Glassner’s thesis — that the “if it bleeds, it leads” media culture not only feeds but creates outsized and irrational fears that don’t reflect the society’s real and pressing problems — makes sense to me, but what’s even more interesting about it is that he posited it in 1999. Before Bush v. Gore, the so-called Red State/Blue State divide. Before September 11. Before Afghanistan and Iraq. (Before, for that matter, American Idol and Facebook and Twitter.) It may be tempting to say that these new realities have fundamentally changed the underlying dynamics of the situation. The culture Barry Glassner is describing is gone, so goes this argument, replaced by something altogether different — and now, in many cases, it’s legitimately scary.
It’s more accurate to say that these new fundamentals are not new at all.

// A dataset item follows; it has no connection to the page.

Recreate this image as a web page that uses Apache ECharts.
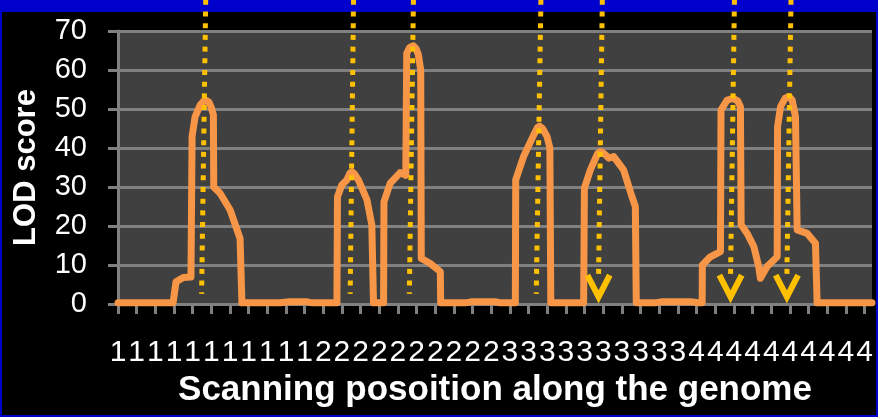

They are, in fact, iterations (or byproducts, really) of Glassner’s main point. We are very good—too good and getting even better — at recognizing the symptoms of our collective dysfunction(s) and making a public show of wringing our hands over them. We are, on the other hand, pretty bad (and getting worse) at digging out the root causes, which are the same as they have always been:
How we teach kids.
How we establish and enforce rules of justice and commerce.
Whether we make sure everybody can eat, drink, and breathe safely in perpetuity.
How (if) we take care of our sick people and old people.
The savvy (or lack of it) with which nation states advance their interests in the world.
That about covers it. It’s a finite but interminable set of problems. It’s called civilization. Much of the work of addressing the problems of a civil society is and always has been boring and exhausting and it’s usually pretty thankless. Most of us, says Glassner (and he’s right), would rather be entertained, even if that means turning the free world into a horror show.